■ **Work to complete**
Retype each line of the material exactly, please, skipping any picture in it.

★ ★ ★ ★ ★

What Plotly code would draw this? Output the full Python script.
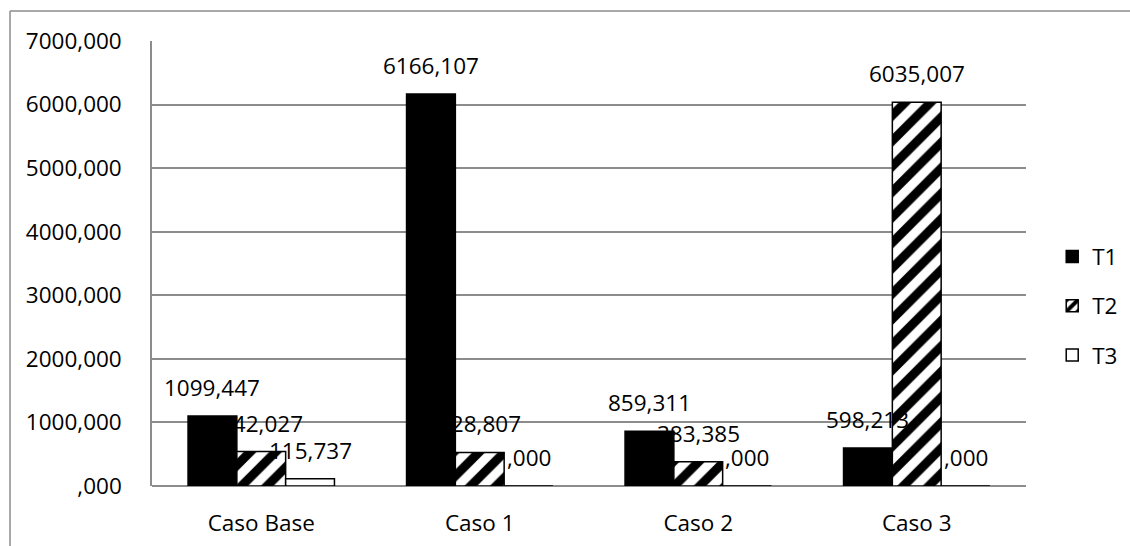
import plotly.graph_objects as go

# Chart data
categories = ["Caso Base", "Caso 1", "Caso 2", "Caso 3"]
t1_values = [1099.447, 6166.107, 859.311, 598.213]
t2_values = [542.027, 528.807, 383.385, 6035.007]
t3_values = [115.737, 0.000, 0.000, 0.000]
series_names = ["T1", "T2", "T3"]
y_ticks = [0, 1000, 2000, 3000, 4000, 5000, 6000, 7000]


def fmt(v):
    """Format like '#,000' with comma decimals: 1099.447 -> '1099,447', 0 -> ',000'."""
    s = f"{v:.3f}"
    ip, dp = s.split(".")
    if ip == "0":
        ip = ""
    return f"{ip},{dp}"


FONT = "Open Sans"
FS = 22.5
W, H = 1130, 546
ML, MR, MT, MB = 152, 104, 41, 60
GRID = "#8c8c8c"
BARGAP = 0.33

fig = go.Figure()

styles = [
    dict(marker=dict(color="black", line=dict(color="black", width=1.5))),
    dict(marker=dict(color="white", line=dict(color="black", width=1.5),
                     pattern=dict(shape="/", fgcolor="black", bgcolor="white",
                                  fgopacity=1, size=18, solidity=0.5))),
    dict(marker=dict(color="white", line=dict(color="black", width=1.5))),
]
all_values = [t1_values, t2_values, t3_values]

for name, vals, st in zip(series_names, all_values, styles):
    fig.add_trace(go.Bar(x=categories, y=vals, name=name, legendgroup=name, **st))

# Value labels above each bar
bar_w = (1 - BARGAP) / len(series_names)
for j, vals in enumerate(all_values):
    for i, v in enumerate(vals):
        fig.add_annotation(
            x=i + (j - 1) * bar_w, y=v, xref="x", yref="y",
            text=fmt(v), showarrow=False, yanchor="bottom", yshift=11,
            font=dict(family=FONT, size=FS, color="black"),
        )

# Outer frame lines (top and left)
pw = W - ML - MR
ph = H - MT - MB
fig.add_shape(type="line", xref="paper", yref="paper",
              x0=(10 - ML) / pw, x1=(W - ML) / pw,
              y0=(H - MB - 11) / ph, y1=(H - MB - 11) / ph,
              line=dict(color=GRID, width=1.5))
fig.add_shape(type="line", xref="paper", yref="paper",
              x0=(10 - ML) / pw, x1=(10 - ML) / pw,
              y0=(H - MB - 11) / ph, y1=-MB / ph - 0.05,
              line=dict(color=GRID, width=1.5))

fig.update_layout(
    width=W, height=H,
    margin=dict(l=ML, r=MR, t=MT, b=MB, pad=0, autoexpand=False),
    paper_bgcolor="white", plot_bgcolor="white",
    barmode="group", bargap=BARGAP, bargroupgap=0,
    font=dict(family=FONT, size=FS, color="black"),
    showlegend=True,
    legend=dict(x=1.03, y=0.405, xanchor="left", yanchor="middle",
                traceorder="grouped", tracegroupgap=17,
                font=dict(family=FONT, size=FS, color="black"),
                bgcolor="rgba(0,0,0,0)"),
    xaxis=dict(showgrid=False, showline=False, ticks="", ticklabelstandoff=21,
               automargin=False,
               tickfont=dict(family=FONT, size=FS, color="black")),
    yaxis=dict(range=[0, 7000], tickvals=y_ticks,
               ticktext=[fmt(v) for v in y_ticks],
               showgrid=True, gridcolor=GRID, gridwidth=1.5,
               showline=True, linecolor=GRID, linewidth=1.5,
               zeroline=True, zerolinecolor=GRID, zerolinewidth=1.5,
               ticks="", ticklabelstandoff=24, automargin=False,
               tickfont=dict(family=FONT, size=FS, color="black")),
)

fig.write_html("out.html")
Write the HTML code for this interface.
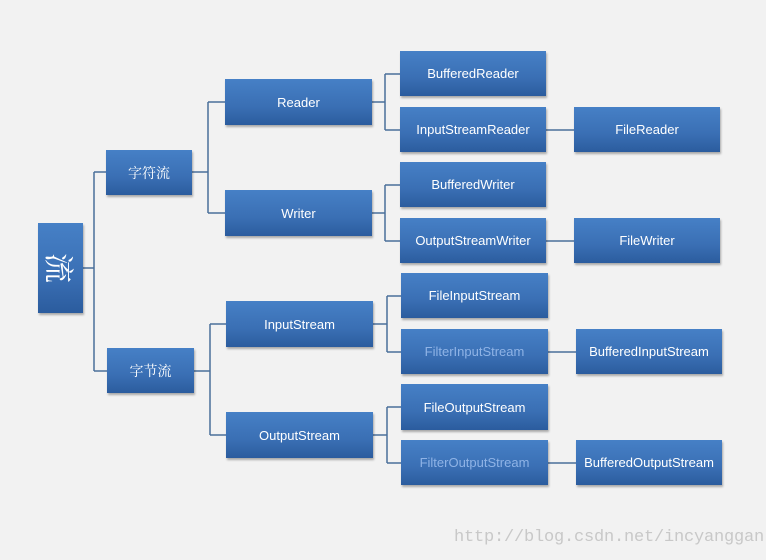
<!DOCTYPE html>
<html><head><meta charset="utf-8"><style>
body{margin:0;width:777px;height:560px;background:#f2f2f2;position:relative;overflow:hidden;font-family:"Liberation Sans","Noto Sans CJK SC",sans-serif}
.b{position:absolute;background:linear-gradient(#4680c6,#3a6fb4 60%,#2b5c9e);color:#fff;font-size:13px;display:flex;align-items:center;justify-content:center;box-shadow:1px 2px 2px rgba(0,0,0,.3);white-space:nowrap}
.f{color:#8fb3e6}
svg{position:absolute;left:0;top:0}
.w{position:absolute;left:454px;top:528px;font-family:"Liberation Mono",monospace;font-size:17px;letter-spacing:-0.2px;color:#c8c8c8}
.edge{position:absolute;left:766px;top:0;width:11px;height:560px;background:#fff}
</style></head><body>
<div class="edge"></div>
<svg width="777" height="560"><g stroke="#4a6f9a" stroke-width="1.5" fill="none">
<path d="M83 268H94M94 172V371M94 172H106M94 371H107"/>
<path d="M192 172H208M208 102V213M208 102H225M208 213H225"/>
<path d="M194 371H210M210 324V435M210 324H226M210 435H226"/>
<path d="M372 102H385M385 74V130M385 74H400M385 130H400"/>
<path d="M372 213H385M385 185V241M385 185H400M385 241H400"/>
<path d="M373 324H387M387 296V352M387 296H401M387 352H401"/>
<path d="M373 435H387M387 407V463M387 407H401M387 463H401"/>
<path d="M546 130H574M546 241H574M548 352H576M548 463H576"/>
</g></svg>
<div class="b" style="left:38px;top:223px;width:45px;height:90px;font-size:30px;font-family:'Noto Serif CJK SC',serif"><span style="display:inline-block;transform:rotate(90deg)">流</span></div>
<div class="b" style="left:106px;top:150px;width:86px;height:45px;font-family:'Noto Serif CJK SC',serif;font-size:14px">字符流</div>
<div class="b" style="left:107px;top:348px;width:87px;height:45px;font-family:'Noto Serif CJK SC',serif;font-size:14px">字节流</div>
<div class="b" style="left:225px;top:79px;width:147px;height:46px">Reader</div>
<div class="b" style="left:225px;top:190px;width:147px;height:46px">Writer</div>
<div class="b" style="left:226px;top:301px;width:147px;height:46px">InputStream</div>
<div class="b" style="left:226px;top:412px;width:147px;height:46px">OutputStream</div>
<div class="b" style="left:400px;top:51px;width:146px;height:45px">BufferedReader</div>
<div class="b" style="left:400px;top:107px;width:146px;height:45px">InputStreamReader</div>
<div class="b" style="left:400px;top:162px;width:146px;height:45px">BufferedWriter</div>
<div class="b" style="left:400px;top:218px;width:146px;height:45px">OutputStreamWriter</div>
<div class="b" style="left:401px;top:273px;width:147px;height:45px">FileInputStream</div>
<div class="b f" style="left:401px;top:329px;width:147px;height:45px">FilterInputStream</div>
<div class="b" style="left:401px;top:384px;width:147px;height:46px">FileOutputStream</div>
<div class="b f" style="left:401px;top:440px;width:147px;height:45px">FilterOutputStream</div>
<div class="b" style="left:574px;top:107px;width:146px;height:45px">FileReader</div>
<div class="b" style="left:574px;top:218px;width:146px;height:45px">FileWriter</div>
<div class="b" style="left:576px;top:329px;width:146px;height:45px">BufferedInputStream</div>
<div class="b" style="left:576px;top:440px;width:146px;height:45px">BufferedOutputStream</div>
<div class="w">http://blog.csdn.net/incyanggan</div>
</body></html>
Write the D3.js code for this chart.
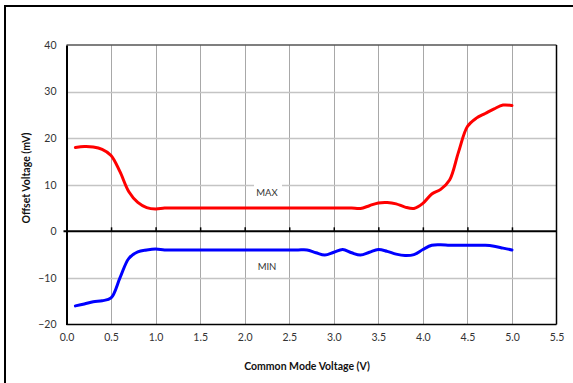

★ ★ ★ ★ ★

■ **Task response**
What Plotly code would draw this? Output the full Python script.
import plotly.graph_objects as go

# Chart data
categories = ["Caso Base", "Caso 1", "Caso 2", "Caso 3"]
t1_values = [1099.447, 6166.107, 859.311, 598.213]
t2_values = [542.027, 528.807, 383.385, 6035.007]
t3_values = [115.737, 0.000, 0.000, 0.000]
series_names = ["T1", "T2", "T3"]
y_ticks = [0, 1000, 2000, 3000, 4000, 5000, 6000, 7000]


def fmt(v):
    """Format like '#,000' with comma decimals: 1099.447 -> '1099,447', 0 -> ',000'."""
    s = f"{v:.3f}"
    ip, dp = s.split(".")
    if ip == "0":
        ip = ""
    return f"{ip},{dp}"


FONT = "Open Sans"
FS = 22.5
W, H = 1130, 546
ML, MR, MT, MB = 152, 104, 41, 60
GRID = "#8c8c8c"
BARGAP = 0.33

fig = go.Figure()

styles = [
    dict(marker=dict(color="black", line=dict(color="black", width=1.5))),
    dict(marker=dict(color="white", line=dict(color="black", width=1.5),
                     pattern=dict(shape="/", fgcolor="black", bgcolor="white",
                                  fgopacity=1, size=18, solidity=0.5))),
    dict(marker=dict(color="white", line=dict(color="black", width=1.5))),
]
all_values = [t1_values, t2_values, t3_values]

for name, vals, st in zip(series_names, all_values, styles):
    fig.add_trace(go.Bar(x=categories, y=vals, name=name, legendgroup=name, **st))

# Value labels above each bar
bar_w = (1 - BARGAP) / len(series_names)
for j, vals in enumerate(all_values):
    for i, v in enumerate(vals):
        fig.add_annotation(
            x=i + (j - 1) * bar_w, y=v, xref="x", yref="y",
            text=fmt(v), showarrow=False, yanchor="bottom", yshift=11,
            font=dict(family=FONT, size=FS, color="black"),
        )

# Outer frame lines (top and left)
pw = W - ML - MR
ph = H - MT - MB
fig.add_shape(type="line", xref="paper", yref="paper",
              x0=(10 - ML) / pw, x1=(W - ML) / pw,
              y0=(H - MB - 11) / ph, y1=(H - MB - 11) / ph,
              line=dict(color=GRID, width=1.5))
fig.add_shape(type="line", xref="paper", yref="paper",
              x0=(10 - ML) / pw, x1=(10 - ML) / pw,
              y0=(H - MB - 11) / ph, y1=-MB / ph - 0.05,
              line=dict(color=GRID, width=1.5))

fig.update_layout(
    width=W, height=H,
    margin=dict(l=ML, r=MR, t=MT, b=MB, pad=0, autoexpand=False),
    paper_bgcolor="white", plot_bgcolor="white",
    barmode="group", bargap=BARGAP, bargroupgap=0,
    font=dict(family=FONT, size=FS, color="black"),
    showlegend=True,
    legend=dict(x=1.03, y=0.405, xanchor="left", yanchor="middle",
                traceorder="grouped", tracegroupgap=17,
                font=dict(family=FONT, size=FS, color="black"),
                bgcolor="rgba(0,0,0,0)"),
    xaxis=dict(showgrid=False, showline=False, ticks="", ticklabelstandoff=21,
               automargin=False,
               tickfont=dict(family=FONT, size=FS, color="black")),
    yaxis=dict(range=[0, 7000], tickvals=y_ticks,
               ticktext=[fmt(v) for v in y_ticks],
               showgrid=True, gridcolor=GRID, gridwidth=1.5,
               showline=True, linecolor=GRID, linewidth=1.5,
               zeroline=True, zerolinecolor=GRID, zerolinewidth=1.5,
               ticks="", ticklabelstandoff=24, automargin=False,
               tickfont=dict(family=FONT, size=FS, color="black")),
)

fig.write_html("out.html")
Write the HTML code for this interface.
<!DOCTYPE html>
<html><head><meta charset="utf-8"><style>
body{margin:0;width:777px;height:560px;background:#f2f2f2;position:relative;overflow:hidden;font-family:"Liberation Sans","Noto Sans CJK SC",sans-serif}
.b{position:absolute;background:linear-gradient(#4680c6,#3a6fb4 60%,#2b5c9e);color:#fff;font-size:13px;display:flex;align-items:center;justify-content:center;box-shadow:1px 2px 2px rgba(0,0,0,.3);white-space:nowrap}
.f{color:#8fb3e6}
svg{position:absolute;left:0;top:0}
.w{position:absolute;left:454px;top:528px;font-family:"Liberation Mono",monospace;font-size:17px;letter-spacing:-0.2px;color:#c8c8c8}
.edge{position:absolute;left:766px;top:0;width:11px;height:560px;background:#fff}
</style></head><body>
<div class="edge"></div>
<svg width="777" height="560"><g stroke="#4a6f9a" stroke-width="1.5" fill="none">
<path d="M83 268H94M94 172V371M94 172H106M94 371H107"/>
<path d="M192 172H208M208 102V213M208 102H225M208 213H225"/>
<path d="M194 371H210M210 324V435M210 324H226M210 435H226"/>
<path d="M372 102H385M385 74V130M385 74H400M385 130H400"/>
<path d="M372 213H385M385 185V241M385 185H400M385 241H400"/>
<path d="M373 324H387M387 296V352M387 296H401M387 352H401"/>
<path d="M373 435H387M387 407V463M387 407H401M387 463H401"/>
<path d="M546 130H574M546 241H574M548 352H576M548 463H576"/>
</g></svg>
<div class="b" style="left:38px;top:223px;width:45px;height:90px;font-size:30px;font-family:'Noto Serif CJK SC',serif"><span style="display:inline-block;transform:rotate(90deg)">流</span></div>
<div class="b" style="left:106px;top:150px;width:86px;height:45px;font-family:'Noto Serif CJK SC',serif;font-size:14px">字符流</div>
<div class="b" style="left:107px;top:348px;width:87px;height:45px;font-family:'Noto Serif CJK SC',serif;font-size:14px">字节流</div>
<div class="b" style="left:225px;top:79px;width:147px;height:46px">Reader</div>
<div class="b" style="left:225px;top:190px;width:147px;height:46px">Writer</div>
<div class="b" style="left:226px;top:301px;width:147px;height:46px">InputStream</div>
<div class="b" style="left:226px;top:412px;width:147px;height:46px">OutputStream</div>
<div class="b" style="left:400px;top:51px;width:146px;height:45px">BufferedReader</div>
<div class="b" style="left:400px;top:107px;width:146px;height:45px">InputStreamReader</div>
<div class="b" style="left:400px;top:162px;width:146px;height:45px">BufferedWriter</div>
<div class="b" style="left:400px;top:218px;width:146px;height:45px">OutputStreamWriter</div>
<div class="b" style="left:401px;top:273px;width:147px;height:45px">FileInputStream</div>
<div class="b f" style="left:401px;top:329px;width:147px;height:45px">FilterInputStream</div>
<div class="b" style="left:401px;top:384px;width:147px;height:46px">FileOutputStream</div>
<div class="b f" style="left:401px;top:440px;width:147px;height:45px">FilterOutputStream</div>
<div class="b" style="left:574px;top:107px;width:146px;height:45px">FileReader</div>
<div class="b" style="left:574px;top:218px;width:146px;height:45px">FileWriter</div>
<div class="b" style="left:576px;top:329px;width:146px;height:45px">BufferedInputStream</div>
<div class="b" style="left:576px;top:440px;width:146px;height:45px">BufferedOutputStream</div>
<div class="w">http://blog.csdn.net/incyanggan</div>
</body></html>
Write the D3.js code for this chart.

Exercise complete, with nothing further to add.